### SOURCE EXCERPT

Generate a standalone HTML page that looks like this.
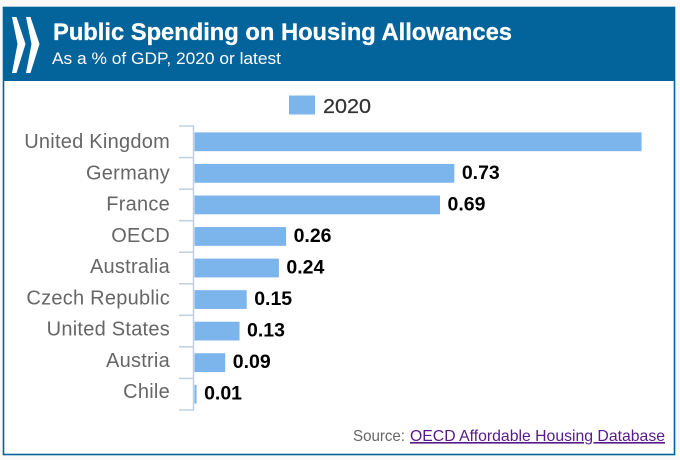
<!DOCTYPE html>
<html lang="en">
<head>
<meta charset="utf-8">
<title>Public Spending on Housing Allowances</title>
<style>
html,body{margin:0;padding:0;width:680px;height:460px;overflow:hidden;background:#f9f9f9}
svg{display:block}
text{font-family:"Liberation Sans",sans-serif}
</style>
</head>
<body>
<svg id="chart" xmlns="http://www.w3.org/2000/svg" width="680" height="460" viewBox="0 0 680 460">
  <rect x="3.5" y="7.5" width="671" height="447" fill="#ffffff" stroke="#03639b" stroke-width="1.6"/>
  <rect x="3" y="7" width="672" height="74" fill="#03639b"/>
  <g fill="#ffffff">
    <polygon points="12,17 16.5,17 25.5,44 16.5,73 12,73 17.5,44"/>
    <polygon points="26,17 30.5,17 39.5,44 30.5,73 26,73 31.5,44"/>
  </g>
  <text x="53" y="40" font-size="24.5" font-weight="700" fill="#ffffff" stroke="#ffffff" stroke-width="0.3" textLength="459" lengthAdjust="spacingAndGlyphs">Public Spending on Housing Allowances</text>
  <text x="52" y="64" font-size="17" fill="#ffffff" textLength="229" lengthAdjust="spacingAndGlyphs">As a % of GDP, 2020 or latest</text>
  <rect x="289" y="95.5" width="26" height="19" fill="#7cb5ec"/>
  <text x="323" y="113" font-size="20.5" fill="#333333" stroke="#333333" stroke-width="0.25" textLength="48" lengthAdjust="spacingAndGlyphs">2020</text>
  <g id="plot"></g>
  <text x="353" y="441" font-size="16" fill="#666666" textLength="52" lengthAdjust="spacingAndGlyphs">Source:</text>
  <a href="#">
    <text x="410" y="441" font-size="16" fill="#551a8b" text-decoration="underline" textLength="255" lengthAdjust="spacingAndGlyphs">OECD Affordable Housing Database</text>
  </a>
</svg>
<script>
const categories = ["United Kingdom","Germany","France","OECD","Australia","Czech Republic","United States","Austria","Chile"];
const values2020 = [1.253,0.73,0.69,0.26,0.24,0.15,0.13,0.09,0.01];

const NS = "http://www.w3.org/2000/svg";
const plot = document.getElementById("plot");
const zeroX = 193, barStart = 194.5, plotRight = 672, plotTop = 126, plotBottom = 410;
const pxPerUnit = 358;
const xScale = v => zeroX + v * pxPerUnit;
const band = (plotBottom - plotTop) / categories.length;
const yBand = i => plotTop + i * band;
const labelBaseline = i => plotTop + 22 + i * 31.25;
const barHeight = 18.8;

function make(tag, attrs, text) {
  const el = document.createElementNS(NS, tag);
  for (const k in attrs) el.setAttribute(k, attrs[k]);
  if (text !== undefined) el.textContent = text;
  return el;
}

const axisLine = make("line", {x1: 193.5, x2: 193.5, y1: plotTop, y2: plotBottom, stroke: "#c0d0e0", "stroke-width": 1.5});


plot.appendChild(axisLine);

for (let i = 0; i <= categories.length; i++) {
  const y = yBand(i);
  const tick = make("line", {x1: 179, x2: 194, y1: y, y2: y, stroke: "#c0d0e0", "stroke-width": 1.5});
  
  
  plot.appendChild(tick);
}

categories.forEach((name, i) => {
  const cy = yBand(i) + band / 2;
  const label = make("text", {x: 170, y: labelBaseline(i), "text-anchor": "end", "font-size": 20, "letter-spacing": 0.25, fill: "#666666"}, name);
  
  
  plot.appendChild(label);

  const v = values2020[i];
  const bar = make("rect", {x: barStart, y: cy - barHeight / 2, width: Math.max(xScale(v) - barStart, 1), height: barHeight, fill: "#7cb5ec"});
  
  
  plot.appendChild(bar);

  const labelX = xScale(v) + 7.5;
  if (labelX + 38 <= plotRight) {
    const valueLabel = make("text", {x: labelX, y: cy + 5.5, "font-size": 19.5, "font-weight": 700, fill: "#000000"}, v.toFixed(2));
    
    
    plot.appendChild(valueLabel);
  }
});
</script>
</body>
</html>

### INSTRUCTIONS TO FOLLOW
All the lines above are to be given again exactly as they read, with the pictures removed.

### OUTPUT OF THE TASK
Generate a standalone HTML page that looks like this.
<!DOCTYPE html>
<html lang="en">
<head>
<meta charset="utf-8">
<title>Public Spending on Housing Allowances</title>
<style>
html,body{margin:0;padding:0;width:680px;height:460px;overflow:hidden;background:#f9f9f9}
svg{display:block}
text{font-family:"Liberation Sans",sans-serif}
</style>
</head>
<body>
<svg id="chart" xmlns="http://www.w3.org/2000/svg" width="680" height="460" viewBox="0 0 680 460">
  <rect x="3.5" y="7.5" width="671" height="447" fill="#ffffff" stroke="#03639b" stroke-width="1.6"/>
  <rect x="3" y="7" width="672" height="74" fill="#03639b"/>
  <g fill="#ffffff">
    <polygon points="12,17 16.5,17 25.5,44 16.5,73 12,73 17.5,44"/>
    <polygon points="26,17 30.5,17 39.5,44 30.5,73 26,73 31.5,44"/>
  </g>
  <text x="53" y="40" font-size="24.5" font-weight="700" fill="#ffffff" stroke="#ffffff" stroke-width="0.3" textLength="459" lengthAdjust="spacingAndGlyphs">Public Spending on Housing Allowances</text>
  <text x="52" y="64" font-size="17" fill="#ffffff" textLength="229" lengthAdjust="spacingAndGlyphs">As a % of GDP, 2020 or latest</text>
  <rect x="289" y="95.5" width="26" height="19" fill="#7cb5ec"/>
  <text x="323" y="113" font-size="20.5" fill="#333333" stroke="#333333" stroke-width="0.25" textLength="48" lengthAdjust="spacingAndGlyphs">2020</text>
  <g id="plot"></g>
  <text x="353" y="441" font-size="16" fill="#666666" textLength="52" lengthAdjust="spacingAndGlyphs">Source:</text>
  <a href="#">
    <text x="410" y="441" font-size="16" fill="#551a8b" text-decoration="underline" textLength="255" lengthAdjust="spacingAndGlyphs">OECD Affordable Housing Database</text>
  </a>
</svg>
<script>
const categories = ["United Kingdom","Germany","France","OECD","Australia","Czech Republic","United States","Austria","Chile"];
const values2020 = [1.253,0.73,0.69,0.26,0.24,0.15,0.13,0.09,0.01];

const NS = "http://www.w3.org/2000/svg";
const plot = document.getElementById("plot");
const zeroX = 193, barStart = 194.5, plotRight = 672, plotTop = 126, plotBottom = 410;
const pxPerUnit = 358;
const xScale = v => zeroX + v * pxPerUnit;
const band = (plotBottom - plotTop) / categories.length;
const yBand = i => plotTop + i * band;
const labelBaseline = i => plotTop + 22 + i * 31.25;
const barHeight = 18.8;

function make(tag, attrs, text) {
  const el = document.createElementNS(NS, tag);
  for (const k in attrs) el.setAttribute(k, attrs[k]);
  if (text !== undefined) el.textContent = text;
  return el;
}

const axisLine = make("line", {x1: 193.5, x2: 193.5, y1: plotTop, y2: plotBottom, stroke: "#c0d0e0", "stroke-width": 1.5});


plot.appendChild(axisLine);

for (let i = 0; i <= categories.length; i++) {
  const y = yBand(i);
  const tick = make("line", {x1: 179, x2: 194, y1: y, y2: y, stroke: "#c0d0e0", "stroke-width": 1.5});
  
  
  plot.appendChild(tick);
}

categories.forEach((name, i) => {
  const cy = yBand(i) + band / 2;
  const label = make("text", {x: 170, y: labelBaseline(i), "text-anchor": "end", "font-size": 20, "letter-spacing": 0.25, fill: "#666666"}, name);
  
  
  plot.appendChild(label);

  const v = values2020[i];
  const bar = make("rect", {x: barStart, y: cy - barHeight / 2, width: Math.max(xScale(v) - barStart, 1), height: barHeight, fill: "#7cb5ec"});
  
  
  plot.appendChild(bar);

  const labelX = xScale(v) + 7.5;
  if (labelX + 38 <= plotRight) {
    const valueLabel = make("text", {x: labelX, y: cy + 5.5, "font-size": 19.5, "font-weight": 700, fill: "#000000"}, v.toFixed(2));
    
    
    plot.appendChild(valueLabel);
  }
});
</script>
</body>
</html>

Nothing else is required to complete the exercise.